(Records with drawing code)

........

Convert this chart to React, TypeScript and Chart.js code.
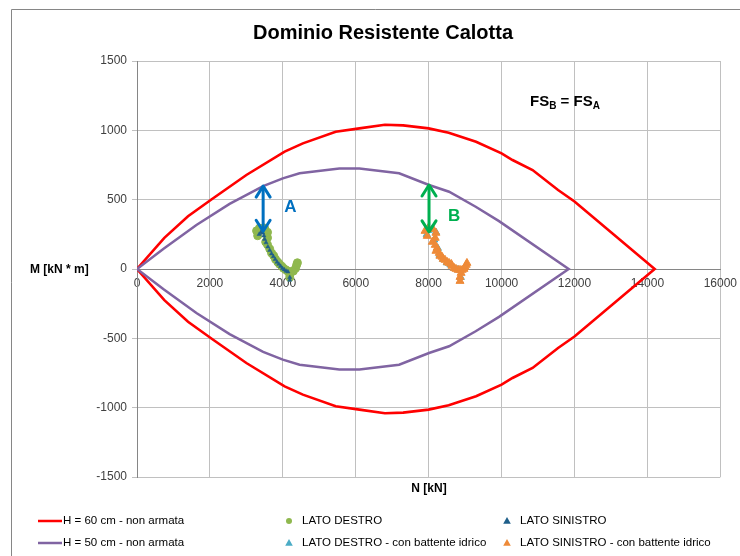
import React, { useEffect, useRef } from "react";
import { Chart, registerables } from "chart.js";

Chart.register(...registerables);

const FONT = "'Liberation Sans', Arial, sans-serif";

// Axis ticks
const xTickValues = [0, 2000, 4000, 6000, 8000, 10000, 12000, 14000, 16000];
const yTickValues = [-1500, -1000, -500, 0, 500, 1000, 1500];

// H = 60 cm - non armata (closed domain)
const h60N = [0, 750, 1400, 2050, 3000, 4050, 4550, 5450, 6100, 6800, 7300, 8000, 8550, 9300, 10000, 10300, 10850, 11550, 12000, 14200,
  12000, 11550, 10850, 10300, 10000, 9300, 8550, 8000, 7300, 6800, 6100, 5450, 4550, 4050, 3000, 2050, 1400, 750, 0];
const h60M = [0, 225, 380, 503, 678, 846, 906, 990, 1014, 1040, 1036, 1014, 983, 918, 834, 786, 714, 570, 487, 0,
  -487, -570, -714, -786, -834, -918, -983, -1014, -1036, -1040, -1014, -990, -906, -846, -678, -503, -380, -225, 0];

// H = 50 cm - non armata (closed domain)
const h50N = [0, 720, 1630, 2540, 3460, 4000, 4460, 5550, 6100, 7190, 8010, 8560, 9290, 9930, 11840,
  9930, 9290, 8560, 8010, 7190, 6100, 5550, 4460, 4000, 3460, 2540, 1630, 720, 0];
const h50M = [0, 145, 317, 470, 598, 654, 690, 724, 724, 690, 606, 557, 449, 345, 0,
  -345, -449, -557, -606, -690, -724, -724, -690, -654, -598, -470, -317, -145, 0];

// LATO DESTRO
const ldN = [3310, 3280, 3360, 3500, 3580, 3580, 3530, 3580, 3640, 3690, 3750, 3800, 3860, 3910, 3970, 4020, 4080, 4130, 4190, 4240, 4290, 4350, 4380, 4400, 4190, 4190];
const ldM = [240, 275, 295, 295, 265, 225, 195, 175, 145, 115, 95, 70, 50, 35, 20, 5, -5, -15, -20, -20, -15, 5, 30, 45, -40, -60];

// LATO SINISTRO
const lsN = [3350, 3400, 3450, 3480, 3500, 3540, 3590, 3640, 3690, 3740, 3790, 3840, 3890, 3940, 3990, 4040, 4090, 4140, 4190, 4190];
const lsM = [250, 265, 260, 240, 215, 190, 160, 135, 110, 90, 70, 50, 35, 20, 5, -5, -15, -20, -60, -80];

// LATO DESTRO - con battente idrico
const ldcN = [7950, 8000, 8100, 8200, 8150, 8250, 8300, 8400, 8500, 8600, 8700, 8800, 8880];
const ldcM = [250, 280, 290, 265, 210, 150, 100, 70, 45, 30, 5, -5, -60];

// LATO SINISTRO - con battente idrico
const lscN = [7960, 7900, 7990, 8120, 8200, 8180, 8100, 8180, 8230, 8200, 8290, 8310, 8370, 8400, 8450, 8510, 8560, 8620, 8640, 8700, 8750, 8810, 8860, 8920, 8970, 9000, 9030, 9050, 8890, 8860, 8860];
const lscM = [238, 274, 296, 288, 260, 224, 195, 173, 151, 130, 115, 94, 87, 72, 65, 50, 43, 36, 22, 7, 0, -7, -7, -7, 0, 14, 29, 43, -29, -58, -87];

// Annotation arrows (A, B)
const arrowN = [3460, 8010];
const arrowTopM = [598, 606];
const arrowBottomM = [272, 268];
const arrowLabels = ["A", "B"];
const arrowLabelN = [4210, 8700];
const arrowLabelM = [447, 380];
const arrowColors = ["#0070C0", "#00B050"];

const seriesLabels = [
  "H = 60 cm - non armata",
  "LATO DESTRO",
  "LATO SINISTRO",
  "H = 50 cm - non armata",
  "LATO DESTRO - con battente idrico",
  "LATO SINISTRO - con battente idrico",
];

const C_RED = "#FF0000";
const C_PURPLE = "#8064A2";
const C_GREEN = "#8FB84E";
const C_DBLUE = "#1F5F8A";
const C_LBLUE = "#4BACC6";
const C_ORANGE = "#EE8A38";

function pts(n: number[], m: number[]) {
  return n.map((v, i) => ({ x: v, y: m[i] }));
}

function drawTri(ctx: CanvasRenderingContext2D, cx: number, cy: number, r: number, color: string) {
  ctx.beginPath();
  ctx.moveTo(cx, cy - r);
  ctx.lineTo(cx + r * 0.95, cy + r * 0.7);
  ctx.lineTo(cx - r * 0.95, cy + r * 0.7);
  ctx.closePath();
  ctx.fillStyle = color;
  ctx.fill();
}

function drawDoubleArrow(ctx: CanvasRenderingContext2D, x: number, yTop: number, yBot: number, color: string) {
  ctx.save();
  ctx.strokeStyle = color;
  ctx.lineWidth = 3;
  ctx.lineCap = "round";
  ctx.lineJoin = "round";
  ctx.beginPath();
  ctx.moveTo(x, yTop + 1);
  ctx.lineTo(x, yBot - 1);
  ctx.stroke();
  const hw = 7, hl = 11;
  ctx.beginPath();
  ctx.moveTo(x - hw, yTop + hl);
  ctx.lineTo(x, yTop);
  ctx.lineTo(x + hw, yTop + hl);
  ctx.stroke();
  ctx.beginPath();
  ctx.moveTo(x - hw, yBot - hl);
  ctx.lineTo(x, yBot);
  ctx.lineTo(x + hw, yBot - hl);
  ctx.stroke();
  ctx.restore();
}

const decorPlugin = {
  id: "decor",
  afterDatasetsDraw(chart: any) {
    const { ctx } = chart;
    const xs = chart.scales.x;
    const ys = chart.scales.y;
    arrowN.forEach((n, i) => {
      const px = xs.getPixelForValue(n);
      drawDoubleArrow(ctx, px, ys.getPixelForValue(arrowTopM[i]), ys.getPixelForValue(arrowBottomM[i]), arrowColors[i]);
      ctx.save();
      ctx.fillStyle = arrowColors[i];
      ctx.font = `bold 17px ${FONT}`;
      ctx.textAlign = "center";
      ctx.textBaseline = "middle";
      ctx.fillText(arrowLabels[i], xs.getPixelForValue(arrowLabelN[i]), ys.getPixelForValue(arrowLabelM[i]));
      ctx.restore();
    });
  },
  afterDraw(chart: any) {
    const { ctx } = chart;
    ctx.save();
    // outer border
    ctx.strokeStyle = "#868686";
    ctx.lineWidth = 1;
    ctx.beginPath();
    ctx.moveTo(11.5, 556);
    ctx.lineTo(11.5, 9.5);
    ctx.lineTo(740, 9.5);
    ctx.stroke();

    // title
    ctx.fillStyle = "#000";
    ctx.font = `bold 20px ${FONT}`;
    ctx.textAlign = "center";
    ctx.textBaseline = "middle";
    ctx.fillText("Dominio Resistente Calotta", 383, 33);

    // axis titles
    ctx.font = `bold 12px ${FONT}`;
    ctx.textAlign = "left";
    ctx.fillText("M [kN * m]", 30, 270);
    ctx.textAlign = "center";
    ctx.fillText("N [kN]", 429, 489);

    // FS_B = FS_A
    ctx.textAlign = "left";
    ctx.textBaseline = "alphabetic";
    let x = 530;
    const base = 106;
    const big = `bold 15px ${FONT}`;
    const small = `bold 10px ${FONT}`;
    ctx.font = big; ctx.fillText("FS", x, base); x += ctx.measureText("FS").width;
    ctx.font = small; ctx.fillText("B", x, base + 3); x += ctx.measureText("B").width;
    ctx.font = big; ctx.fillText(" = FS", x, base); x += ctx.measureText(" = FS").width;
    ctx.font = small; ctx.fillText("A", x, base + 3);

    // legend
    ctx.font = `11.5px ${FONT}`;
    ctx.textBaseline = "middle";
    ctx.fillStyle = "#000";
    const rows = [521, 543];
    const colMarker = [51, 289, 507];
    const colText = [63, 302, 520];
    [C_RED, C_PURPLE].forEach((c, r) => {
      ctx.strokeStyle = c;
      ctx.lineWidth = 2.5;
      ctx.beginPath();
      ctx.moveTo(38, rows[r]);
      ctx.lineTo(62, rows[r]);
      ctx.stroke();
    });
    ctx.fillStyle = "#000";
    ctx.fillText(seriesLabels[0], colText[0], rows[0]);
    ctx.fillText(seriesLabels[3], colText[0], rows[1]);
    ctx.beginPath();
    ctx.arc(colMarker[1], rows[0], 3, 0, Math.PI * 2);
    ctx.fillStyle = C_GREEN;
    ctx.fill();
    ctx.fillStyle = "#000";
    ctx.fillText(seriesLabels[1], colText[1], rows[0]);
    drawTri(ctx, colMarker[1], rows[1], 4, C_LBLUE);
    ctx.fillStyle = "#000";
    ctx.fillText(seriesLabels[4], colText[1], rows[1]);
    drawTri(ctx, colMarker[2], rows[0], 4, C_DBLUE);
    ctx.fillStyle = "#000";
    ctx.fillText(seriesLabels[2], colText[2], rows[0]);
    drawTri(ctx, colMarker[2], rows[1], 4, C_ORANGE);
    ctx.fillStyle = "#000";
    ctx.fillText(seriesLabels[5], colText[2], rows[1]);
    ctx.restore();
  },
};

export default function App() {
  const ref = useRef<HTMLCanvasElement | null>(null);
  useEffect(() => {
    if (!ref.current) return;
    const chart = new Chart(ref.current, {
      type: "scatter",
      data: {
        datasets: [
          {
            label: seriesLabels[5],
            data: pts(lscN, lscM),
            pointStyle: "triangle",
            pointRadius: 4.6,
            backgroundColor: C_ORANGE,
            borderColor: C_ORANGE,
            borderWidth: 1,
          },
          {
            label: seriesLabels[4],
            data: pts(ldcN, ldcM),
            pointStyle: "triangle",
            pointRadius: 4.2,
            backgroundColor: C_LBLUE,
            borderColor: C_LBLUE,
            borderWidth: 1,
          },
          {
            label: seriesLabels[3],
            data: pts(h50N, h50M),
            showLine: true,
            pointRadius: 0,
            borderColor: C_PURPLE,
            borderWidth: 2.5,
            tension: 0,
          },
          {
            label: seriesLabels[2],
            data: pts(lsN, lsM),
            pointStyle: "triangle",
            pointRadius: 2.4,
            backgroundColor: C_DBLUE,
            borderColor: C_DBLUE,
            borderWidth: 0.5,
          },
          {
            label: seriesLabels[1],
            data: pts(ldN, ldM),
            pointStyle: "circle",
            pointRadius: 4,
            backgroundColor: C_GREEN,
            borderColor: C_GREEN,
            borderWidth: 1,
          },
          {
            label: seriesLabels[0],
            data: pts(h60N, h60M),
            showLine: true,
            pointRadius: 0,
            borderColor: C_RED,
            borderWidth: 2.6,
            tension: 0,
          },
        ],
      },
      options: {
        responsive: false,
        animation: false,
        devicePixelRatio: 1,
        layout: { padding: { left: 0, right: 15, top: 61, bottom: 79 } },
        plugins: {
          legend: { display: false },
          tooltip: { enabled: false },
          title: { display: false },
        },
        scales: {
          x: {
            type: "linear",
            min: 0,
            max: 16000,
            position: { y: 0 } as any,
            afterBuildTicks: (s: any) => {
              s.ticks = xTickValues.map((v) => ({ value: v }));
            },
            ticks: {
              color: "#404040",
              font: { family: FONT, size: 12 },
              padding: 3,
              maxRotation: 0,
              autoSkip: false,
              callback: (v: any) => String(v),
            },
            grid: { color: "#C0C0C0", lineWidth: 1, tickLength: 4 },
            border: { display: true, color: "#868686" },
          },
          y: {
            type: "linear",
            min: -1500,
            max: 1500,
            afterBuildTicks: (s: any) => {
              s.ticks = yTickValues.map((v) => ({ value: v }));
            },
            afterFit: (s: any) => {
              s.width = 137;
            },
            ticks: {
              color: "#404040",
              font: { family: FONT, size: 12 },
              padding: 5,
              autoSkip: false,
              callback: (v: any) => String(v),
            },
            grid: { color: "#C0C0C0", lineWidth: 1, tickLength: 5 },
            border: { display: true, color: "#868686" },
          },
        },
      },
      plugins: [decorPlugin],
    });
    return () => chart.destroy();
  }, []);

  return (
    <div style={{ position: "fixed", left: 0, top: 0, width: 740, height: 556, background: "#fff" }}>
      <canvas ref={ref} width={740} height={556} style={{ display: "block" }} />
    </div>
  );
}
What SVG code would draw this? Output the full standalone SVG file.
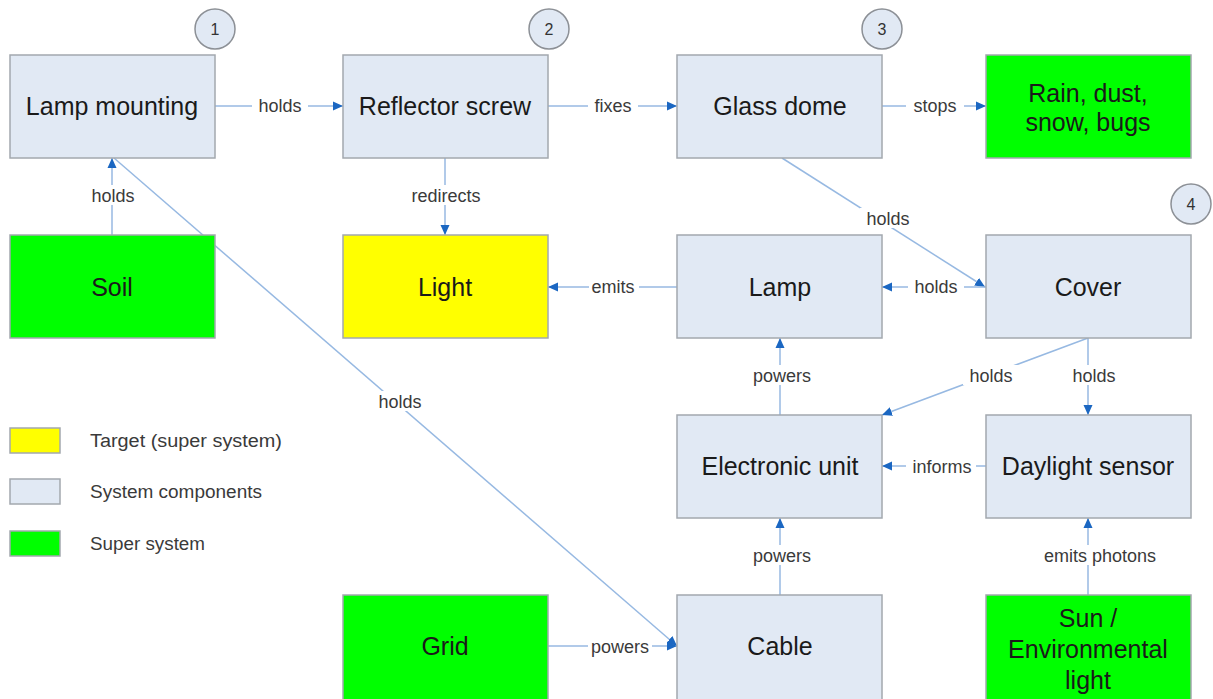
<svg xmlns="http://www.w3.org/2000/svg" width="1213" height="699" viewBox="0 0 1213 699">
  <style>
    .node rect { stroke: #a3a8ae; stroke-width: 1.5; }
    .sys { fill: #e1e9f4; }
    .sup { fill: #00ff00; }
    .tgt { fill: #ffff00; }
    .node text { font-family: "Liberation Sans", Arial, sans-serif; font-size: 25px; fill: #1a1a1a; text-anchor: middle; }
    .edge line { stroke: #97b9e2; stroke-width: 1.5; fill: none; }
    .lbl rect { fill: #ffffff; }
    .lbl text { font-family: "Liberation Sans", Arial, sans-serif; font-size: 18px; fill: #3a3a3a; text-anchor: middle; }
    .badge circle { fill: #e1e9f4; stroke: #8c9096; stroke-width: 1.5; }
    .badge text { font-family: "Liberation Sans", Arial, sans-serif; font-size: 16px; fill: #333; text-anchor: middle; }
    .legend text { font-family: "Liberation Sans", Arial, sans-serif; font-size: 18px; fill: #3a3a3a; }
    .legend rect { stroke: #a3a8ae; stroke-width: 1.5; }
  </style>
  <defs>
    <marker id="arrow" viewBox="0 0 10 10" refX="10" refY="5" markerWidth="10" markerHeight="10" markerUnits="userSpaceOnUse" orient="auto">
      <path d="M0,0.5 L10,5 L0,9.5 Z" fill="#1b67c2"/>
    </marker>
  </defs>
  <rect width="1213" height="699" fill="#ffffff"/>

  <!-- connectors -->
  <g id="connectors" class="edge">
    <line x1="215" y1="106" x2="343" y2="106" marker-end="url(#arrow)"/>
    <line x1="548" y1="106" x2="677" y2="106" marker-end="url(#arrow)"/>
    <line x1="882" y1="106" x2="986" y2="106" marker-end="url(#arrow)"/>
    <line x1="112" y1="235" x2="112" y2="158" marker-end="url(#arrow)"/>
    <line x1="445" y1="158" x2="445" y2="235" marker-end="url(#arrow)"/>
    <line x1="782" y1="158" x2="985" y2="287" marker-end="url(#arrow)"/>
    <line x1="986" y1="287" x2="882" y2="287" marker-end="url(#arrow)"/>
    <line x1="677" y1="287" x2="548" y2="287" marker-end="url(#arrow)"/>
    <line x1="780" y1="415" x2="780" y2="338" marker-end="url(#arrow)"/>
    <line x1="1088" y1="338" x2="882" y2="415" marker-end="url(#arrow)"/>
    <line x1="1088" y1="338" x2="1088" y2="415" marker-end="url(#arrow)"/>
    <line x1="986" y1="466" x2="882" y2="466" marker-end="url(#arrow)"/>
    <line x1="780" y1="595" x2="780" y2="518" marker-end="url(#arrow)"/>
    <line x1="1088" y1="595" x2="1088" y2="518" marker-end="url(#arrow)"/>
    <line x1="548" y1="646" x2="677" y2="646" marker-end="url(#arrow)"/>
    <line x1="114" y1="158" x2="677" y2="646" marker-end="url(#arrow)"/>

    <g class="lbl">
      <rect x="252" y="95" width="56" height="20"/><text x="280" y="112">holds</text>
      <rect x="588" y="95" width="50" height="20"/><text x="613" y="112">fixes</text>
      <rect x="906" y="95" width="58" height="20"/><text x="935" y="112">stops</text>
      <rect x="86" y="185" width="54" height="20"/><text x="113" y="202">holds</text>
      <rect x="404" y="185" width="84" height="20"/><text x="446" y="202">redirects</text>
      <rect x="860" y="208" width="56" height="20"/><text x="888" y="225">holds</text>
      <rect x="908" y="276" width="56" height="20"/><text x="936" y="293">holds</text>
      <rect x="589" y="276" width="50" height="20"/><text x="613" y="293">emits</text>
      <rect x="750" y="365" width="64" height="20"/><text x="782" y="382">powers</text>
      <rect x="963" y="365" width="56" height="20"/><text x="991" y="382">holds</text>
      <rect x="1066" y="365" width="56" height="20"/><text x="1094" y="382">holds</text>
      <rect x="906" y="456" width="70" height="20"/><text x="942" y="473">informs</text>
      <rect x="750" y="545" width="64" height="20"/><text x="782" y="562">powers</text>
      <rect x="1034" y="545" width="132" height="20"/><text x="1100" y="562">emits photons</text>
      <rect x="588" y="636" width="64" height="20"/><text x="620" y="653">powers</text>
      <rect x="372" y="391" width="56" height="20"/><text x="400" y="408">holds</text>
    </g>
  </g>

  <!-- numbered badges -->
  <g id="badge-1" class="badge"><circle cx="215" cy="29" r="20"/><text x="215" y="35">1</text></g>
  <g id="badge-2" class="badge"><circle cx="549" cy="29" r="20"/><text x="549" y="35">2</text></g>
  <g id="badge-3" class="badge"><circle cx="882" cy="29" r="20"/><text x="882" y="35">3</text></g>
  <g id="badge-4" class="badge"><circle cx="1191" cy="204" r="20"/><text x="1191" y="210">4</text></g>

  <!-- nodes -->
  <g id="lamp-mounting" class="node"><rect class="sys" x="10" y="55" width="205" height="103"/><text x="112" y="115">Lamp mounting</text></g>
  <g id="reflector-screw" class="node"><rect class="sys" x="343" y="55" width="205" height="103"/><text x="445" y="115">Reflector screw</text></g>
  <g id="glass-dome" class="node"><rect class="sys" x="677" y="55" width="205" height="103"/><text x="780" y="115">Glass dome</text></g>
  <g id="rain-dust" class="node"><rect class="sup" x="986" y="55" width="205" height="103"/><text x="1088" y="102">Rain, dust,</text><text x="1088" y="131">snow, bugs</text></g>
  <g id="soil" class="node"><rect class="sup" x="10" y="235" width="205" height="103"/><text x="112" y="296">Soil</text></g>
  <g id="light" class="node"><rect class="tgt" x="343" y="235" width="205" height="103"/><text x="445" y="296">Light</text></g>
  <g id="lamp" class="node"><rect class="sys" x="677" y="235" width="205" height="103"/><text x="780" y="296">Lamp</text></g>
  <g id="cover" class="node"><rect class="sys" x="986" y="235" width="205" height="103"/><text x="1088" y="296">Cover</text></g>
  <g id="electronic-unit" class="node"><rect class="sys" x="677" y="415" width="205" height="103"/><text x="780" y="475">Electronic unit</text></g>
  <g id="daylight-sensor" class="node"><rect class="sys" x="986" y="415" width="205" height="103"/><text x="1088" y="475">Daylight sensor</text></g>
  <g id="grid" class="node"><rect class="sup" x="343" y="595" width="205" height="110"/><text x="445" y="655">Grid</text></g>
  <g id="cable" class="node"><rect class="sys" x="677" y="595" width="205" height="110"/><text x="780" y="655">Cable</text></g>
  <g id="sun" class="node"><rect class="sup" x="986" y="595" width="205" height="110"/><text x="1088" y="627">Sun /</text><text x="1088" y="658">Environmental</text><text x="1088" y="689">light</text></g>

  <!-- legend -->
  <g id="legend" class="legend">
    <rect class="tgt" x="10" y="428" width="50" height="25"/>
    <text x="90" y="447" textLength="192" lengthAdjust="spacingAndGlyphs">Target (super system)</text>
    <rect class="sys" x="10" y="479" width="50" height="25"/>
    <text x="90" y="498" textLength="172" lengthAdjust="spacingAndGlyphs">System components</text>
    <rect class="sup" x="10" y="531" width="50" height="25"/>
    <text x="90" y="550" textLength="115" lengthAdjust="spacingAndGlyphs">Super system</text>
  </g>
</svg>
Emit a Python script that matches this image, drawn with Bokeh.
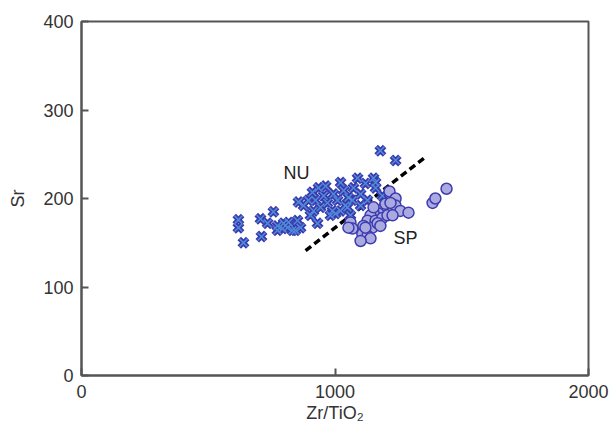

........

WHAT THE TASK ASKS: Skip the pictures and quote each line of the entries above, from the first through the line with "const yTickValues = [-1500, -1000, -500, 0, 500, 1000, 1500];", exactly as it appears.

WRITTEN REPLY:
Convert this chart to React, TypeScript and Chart.js code.
import React, { useEffect, useRef } from "react";
import { Chart, registerables } from "chart.js";

Chart.register(...registerables);

const FONT = "'Liberation Sans', Arial, sans-serif";

// Axis ticks
const xTickValues = [0, 2000, 4000, 6000, 8000, 10000, 12000, 14000, 16000];
const yTickValues = [-1500, -1000, -500, 0, 500, 1000, 1500];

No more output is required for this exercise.